Systems can be susceptible to transient failures when communicating with downstream dependencies, impacting service availability, especially on the cloud, where the communication between services goes over unreliable channels.
Using a proper retry strategy is crucial to recover quickly from minor glitches, but it has to be done carefully and follows a set of best practices.
I firmly believe that no or conservative retry configuration is as bad as aggressive retries; they impact the system's availability differently.
𝗕𝗲𝘀𝘁 𝗣𝗿𝗮𝗰𝘁𝗶𝗰𝗲𝘀
Every component in the call chain must have a time-to-live (Timeout) and retry configuration that works in harmony.
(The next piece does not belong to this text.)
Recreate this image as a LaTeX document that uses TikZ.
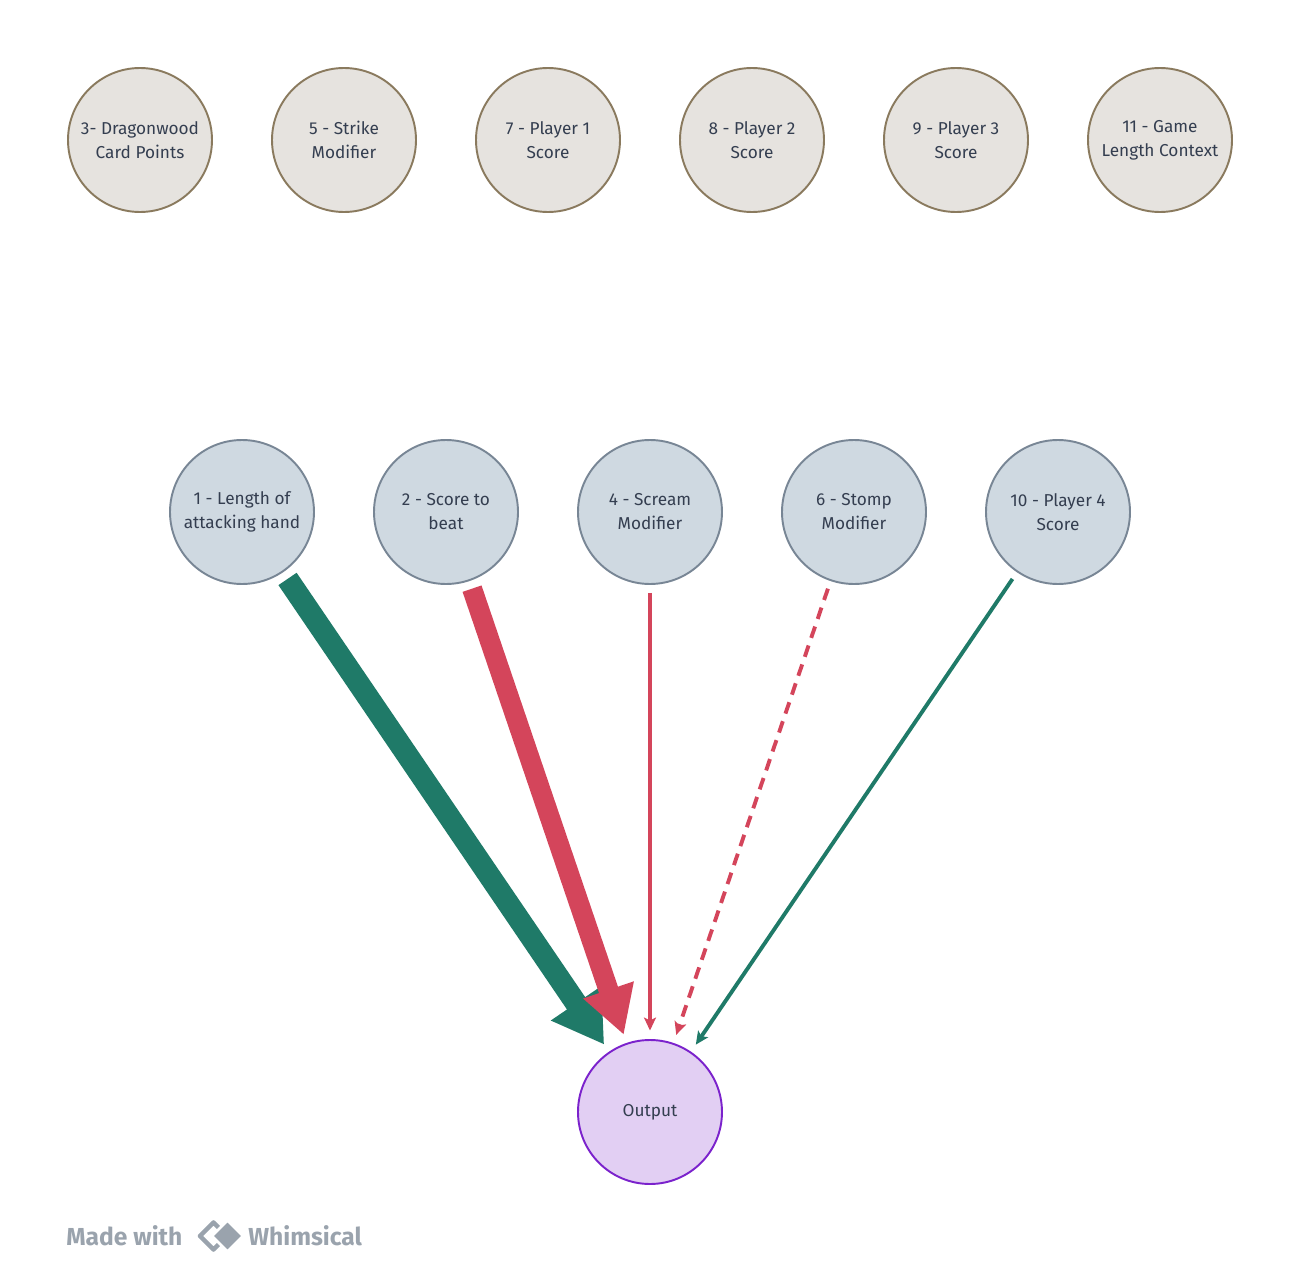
\documentclass[tikz,border=0pt]{standalone}
\usepackage{fontspec}
\setmainfont{Fira Sans}
\usetikzlibrary{arrows.meta,positioning}
\definecolor{topfill}{HTML}{E6E3DF}
\definecolor{topline}{HTML}{8A7A5E}
\definecolor{midfill}{HTML}{CFD9E1}
\definecolor{midline}{HTML}{788695}
\definecolor{outfill}{HTML}{E2CFF3}
\definecolor{outline}{HTML}{7B22CC}
\definecolor{txt}{HTML}{343E50}
\definecolor{arrgreen}{HTML}{1F7A68}
\definecolor{arrred}{HTML}{D4455B}
\definecolor{logo}{HTML}{9AA3AD}
\tikzset{
  font=\fontsize{9.8}{13.6}\selectfont,
  circ/.style={circle, line width=1.1pt, minimum size=2.88cm, inner sep=0pt,
               align=center, text=txt},
  topnode/.style={circ, draw=topline, fill=topfill},
  inputnode/.style={circ, draw=midline, fill=midfill},
  outnode/.style={circ, draw=outline, fill=outfill},
  gap/.style={shorten <=0.16cm, shorten >=0.17cm},
  bigarr/.style={gap, line width=#1},
  thinarr/.style={gap, line width=2.2pt, -{Stealth[length=0.26cm, width=0.24cm, inset=0.06cm]}},
  logotext/.style={anchor=west, text=logo, inner sep=0pt, font=\fontsize{14}{16}\selectfont\bfseries},
}

\begin{document}
\begin{tikzpicture}
  \useasboundingbox (0,0) rectangle (26,-25.72);
  % top row, not connected
  \node[topnode] (dragon) at (2.80,-2.80) {3- Dragonwood\\Card Points};
  \node[topnode] (strike) at (6.88,-2.80) {5 - Strike\\Modifier};
  \node[topnode] (pone) at (10.96,-2.80) {7 - Player 1\\Score};
  \node[topnode] (ptwo) at (15.04,-2.80) {8 - Player 2\\Score};
  \node[topnode] (pthree) at (19.12,-2.80) {9 - Player 3\\Score};
  \node[topnode] (gamelen) at (23.20,-2.80) {11 - Game\\Length Context};
  % inputs
  \node[inputnode] (handlen) at (4.84,-10.24) {1 - Length of\\attacking hand};
  \node[inputnode] (tobeat) at (8.92,-10.24) {2 - Score to\\beat};
  \node[inputnode] (scream) at (13.00,-10.24) {4 - Scream\\Modifier};
  \node[inputnode] (stomp) at (17.08,-10.24) {6 - Stomp\\Modifier};
  \node[inputnode] (pfour) at (21.16,-10.24) {10 - Player 4\\Score};
  \node[outnode] (output) at (13.00,-22.24) {Output};
  % weights
  \draw[bigarr=0.44cm, arrgreen, -{Triangle[length=1.0cm, width=1.15cm]}] (handlen) -- (output);
  \draw[bigarr=0.40cm, arrred, -{Triangle[length=0.95cm, width=1.0cm]}] (tobeat) -- (output);
  \draw[thinarr, arrred] (scream) -- (output);
  \draw[thinarr, arrred, dash pattern=on 0.24cm off 0.16cm] (stomp) -- (output);
  \draw[thinarr, arrgreen] (pfour) -- (output);
  % footer
  \node[logotext] (made) at (1.32,-24.72) {Made with};
  \draw[logo, line width=2.6pt, line join=round] (4.00,-24.72) -- ++(0.27,0.27) -- ++(0.27,-0.27) -- ++(-0.27,-0.27) -- cycle;
  \fill[logo, draw=white, line width=1.5pt] (4.24,-24.72) -- ++(0.31,0.31) -- ++(0.31,-0.31) -- ++(-0.31,-0.31) -- cycle;
  \node[logotext] (whim) at (4.96,-24.72) {Whimsical};
\end{tikzpicture}
\end{document}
Async workflows and batch processes should tolerate higher latency, and here a retry strategy is crucial, but it has to be limited (e.g., 3 retries).
Systems should have a mechanism to throttle bursts in traffic to avoid retry storms, which may impact the system's recovery during major outages.
Using exponential back-off with jitter strategies when configuring retries, the waiting time should exponentially increase (e.g., First retry 100ms, second after 200ms, and third after 500ms).
Back-off only isn't very helpful as retries of multiple failed requests simultaneously cause contention and overload again, so adding randomness (Jitter) to the waiting time (back-off) spreads the retries of failures around in time.
Retries may impact latency, and you have to measure its impact on the end-to-end flow; control-plane vs. data-plane react differently to such effect; hence it's up to you to decide the best retry strategy for your usecase.
Overly aggressive retry strategies (Too short intervals or too frequent retries) can adversely affect the downstream service recovery during major outages.